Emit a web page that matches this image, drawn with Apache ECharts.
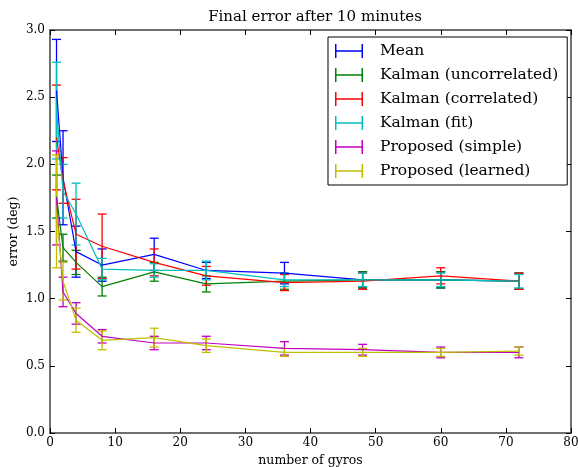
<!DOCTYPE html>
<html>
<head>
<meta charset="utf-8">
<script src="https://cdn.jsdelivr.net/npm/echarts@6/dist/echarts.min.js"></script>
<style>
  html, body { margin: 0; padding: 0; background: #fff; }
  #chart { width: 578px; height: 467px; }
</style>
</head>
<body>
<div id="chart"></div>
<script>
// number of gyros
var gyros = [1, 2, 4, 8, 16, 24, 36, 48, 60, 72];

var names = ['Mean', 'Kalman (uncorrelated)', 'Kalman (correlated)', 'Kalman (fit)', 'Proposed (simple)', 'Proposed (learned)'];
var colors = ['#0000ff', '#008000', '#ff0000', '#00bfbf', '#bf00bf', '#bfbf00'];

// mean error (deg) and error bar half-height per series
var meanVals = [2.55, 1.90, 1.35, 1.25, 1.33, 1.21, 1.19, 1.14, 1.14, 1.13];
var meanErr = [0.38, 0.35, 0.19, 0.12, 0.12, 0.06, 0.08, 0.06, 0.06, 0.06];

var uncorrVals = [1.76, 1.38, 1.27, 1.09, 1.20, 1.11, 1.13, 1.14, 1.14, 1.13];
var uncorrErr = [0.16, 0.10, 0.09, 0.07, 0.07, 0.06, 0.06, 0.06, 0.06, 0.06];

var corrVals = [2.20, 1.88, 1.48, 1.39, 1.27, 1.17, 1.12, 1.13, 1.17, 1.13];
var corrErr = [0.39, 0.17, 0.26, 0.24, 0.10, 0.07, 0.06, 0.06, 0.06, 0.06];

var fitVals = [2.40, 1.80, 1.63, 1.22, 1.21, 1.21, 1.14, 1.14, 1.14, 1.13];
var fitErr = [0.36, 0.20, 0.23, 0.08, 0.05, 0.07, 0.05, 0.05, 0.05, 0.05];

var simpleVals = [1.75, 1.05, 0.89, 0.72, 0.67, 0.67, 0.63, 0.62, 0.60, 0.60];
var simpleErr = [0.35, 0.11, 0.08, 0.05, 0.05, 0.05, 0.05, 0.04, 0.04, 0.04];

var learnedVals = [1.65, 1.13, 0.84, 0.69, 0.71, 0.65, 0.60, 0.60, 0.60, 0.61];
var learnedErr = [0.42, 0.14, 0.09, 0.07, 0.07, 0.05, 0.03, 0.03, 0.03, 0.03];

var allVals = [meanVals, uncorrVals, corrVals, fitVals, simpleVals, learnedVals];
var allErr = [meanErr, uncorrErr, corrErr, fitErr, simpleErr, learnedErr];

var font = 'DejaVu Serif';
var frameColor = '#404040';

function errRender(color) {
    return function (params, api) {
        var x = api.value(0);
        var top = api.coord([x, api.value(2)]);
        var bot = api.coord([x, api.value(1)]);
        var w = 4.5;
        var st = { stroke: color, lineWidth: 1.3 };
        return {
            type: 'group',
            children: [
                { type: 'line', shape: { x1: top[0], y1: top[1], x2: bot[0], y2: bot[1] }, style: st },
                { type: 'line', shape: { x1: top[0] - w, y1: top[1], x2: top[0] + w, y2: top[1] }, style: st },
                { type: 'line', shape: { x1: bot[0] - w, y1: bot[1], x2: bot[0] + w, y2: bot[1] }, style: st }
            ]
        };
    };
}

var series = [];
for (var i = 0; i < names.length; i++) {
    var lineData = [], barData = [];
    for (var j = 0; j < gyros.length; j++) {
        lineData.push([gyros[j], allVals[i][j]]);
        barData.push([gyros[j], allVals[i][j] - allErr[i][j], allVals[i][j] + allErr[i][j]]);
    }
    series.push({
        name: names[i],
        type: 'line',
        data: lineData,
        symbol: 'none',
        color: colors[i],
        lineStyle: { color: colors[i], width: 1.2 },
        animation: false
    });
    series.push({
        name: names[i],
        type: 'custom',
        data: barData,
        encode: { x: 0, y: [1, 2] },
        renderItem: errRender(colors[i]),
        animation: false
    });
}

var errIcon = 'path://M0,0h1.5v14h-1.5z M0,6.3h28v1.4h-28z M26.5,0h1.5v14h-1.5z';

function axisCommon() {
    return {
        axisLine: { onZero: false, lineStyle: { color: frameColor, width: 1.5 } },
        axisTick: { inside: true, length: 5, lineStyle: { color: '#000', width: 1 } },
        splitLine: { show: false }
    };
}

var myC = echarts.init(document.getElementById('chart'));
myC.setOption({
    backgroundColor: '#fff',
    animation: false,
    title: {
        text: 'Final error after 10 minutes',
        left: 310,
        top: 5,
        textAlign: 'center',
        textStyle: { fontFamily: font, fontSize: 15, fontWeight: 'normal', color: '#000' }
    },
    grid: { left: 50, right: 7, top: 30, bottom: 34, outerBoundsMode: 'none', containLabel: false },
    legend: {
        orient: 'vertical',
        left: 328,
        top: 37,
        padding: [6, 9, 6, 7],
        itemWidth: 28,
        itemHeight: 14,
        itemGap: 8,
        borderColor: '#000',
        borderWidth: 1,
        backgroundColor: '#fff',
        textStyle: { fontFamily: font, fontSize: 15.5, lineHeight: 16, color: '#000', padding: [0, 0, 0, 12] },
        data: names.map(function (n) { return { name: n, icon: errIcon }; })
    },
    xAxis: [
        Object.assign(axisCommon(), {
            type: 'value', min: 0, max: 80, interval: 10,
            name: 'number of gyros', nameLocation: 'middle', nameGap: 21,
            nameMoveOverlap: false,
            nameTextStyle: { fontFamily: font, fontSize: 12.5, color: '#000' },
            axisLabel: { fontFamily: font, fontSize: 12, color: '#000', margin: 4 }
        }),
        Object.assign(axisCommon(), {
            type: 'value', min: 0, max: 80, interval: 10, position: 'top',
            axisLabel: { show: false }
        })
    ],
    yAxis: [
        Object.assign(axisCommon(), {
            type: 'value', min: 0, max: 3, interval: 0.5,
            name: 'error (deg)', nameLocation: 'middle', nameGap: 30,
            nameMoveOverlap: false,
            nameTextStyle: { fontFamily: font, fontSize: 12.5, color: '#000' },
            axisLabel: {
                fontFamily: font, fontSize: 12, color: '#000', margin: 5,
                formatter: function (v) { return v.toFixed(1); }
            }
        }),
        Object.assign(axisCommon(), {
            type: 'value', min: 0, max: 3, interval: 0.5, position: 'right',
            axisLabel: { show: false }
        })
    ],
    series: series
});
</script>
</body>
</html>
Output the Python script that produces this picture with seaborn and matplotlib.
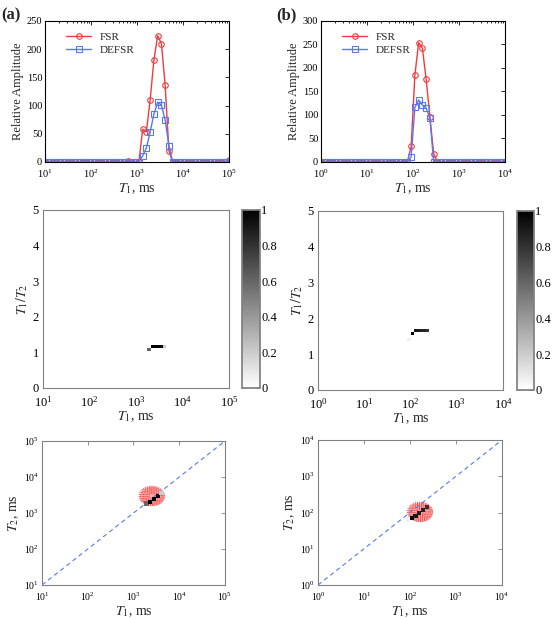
....
| Requirement |
From the first line above down to the line with "0.03, 0.03, 0.03];", reproduce every line and no others, omitting pictures.

| Expected answer |
Emit a web page that matches this image, drawn with Apache ECharts.
<!DOCTYPE html>
<html>
<head>
<meta charset="utf-8">
<script src="https://cdn.jsdelivr.net/npm/echarts@6/dist/echarts.min.js"></script>
<style>
  html, body { margin: 0; padding: 0; background: #fff; }
  #chart { width: 578px; height: 467px; }
</style>
</head>
<body>
<div id="chart"></div>
<script>
// number of gyros
var gyros = [1, 2, 4, 8, 16, 24, 36, 48, 60, 72];

var names = ['Mean', 'Kalman (uncorrelated)', 'Kalman (correlated)', 'Kalman (fit)', 'Proposed (simple)', 'Proposed (learned)'];
var colors = ['#0000ff', '#008000', '#ff0000', '#00bfbf', '#bf00bf', '#bfbf00'];

// mean error (deg) and error bar half-height per series
var meanVals = [2.55, 1.90, 1.35, 1.25, 1.33, 1.21, 1.19, 1.14, 1.14, 1.13];
var meanErr = [0.38, 0.35, 0.19, 0.12, 0.12, 0.06, 0.08, 0.06, 0.06, 0.06];

var uncorrVals = [1.76, 1.38, 1.27, 1.09, 1.20, 1.11, 1.13, 1.14, 1.14, 1.13];
var uncorrErr = [0.16, 0.10, 0.09, 0.07, 0.07, 0.06, 0.06, 0.06, 0.06, 0.06];

var corrVals = [2.20, 1.88, 1.48, 1.39, 1.27, 1.17, 1.12, 1.13, 1.17, 1.13];
var corrErr = [0.39, 0.17, 0.26, 0.24, 0.10, 0.07, 0.06, 0.06, 0.06, 0.06];

var fitVals = [2.40, 1.80, 1.63, 1.22, 1.21, 1.21, 1.14, 1.14, 1.14, 1.13];
var fitErr = [0.36, 0.20, 0.23, 0.08, 0.05, 0.07, 0.05, 0.05, 0.05, 0.05];

var simpleVals = [1.75, 1.05, 0.89, 0.72, 0.67, 0.67, 0.63, 0.62, 0.60, 0.60];
var simpleErr = [0.35, 0.11, 0.08, 0.05, 0.05, 0.05, 0.05, 0.04, 0.04, 0.04];

var learnedVals = [1.65, 1.13, 0.84, 0.69, 0.71, 0.65, 0.60, 0.60, 0.60, 0.61];
var learnedErr = [0.42, 0.14, 0.09, 0.07, 0.07, 0.05, 0.03, 0.03, 0.03, 0.03];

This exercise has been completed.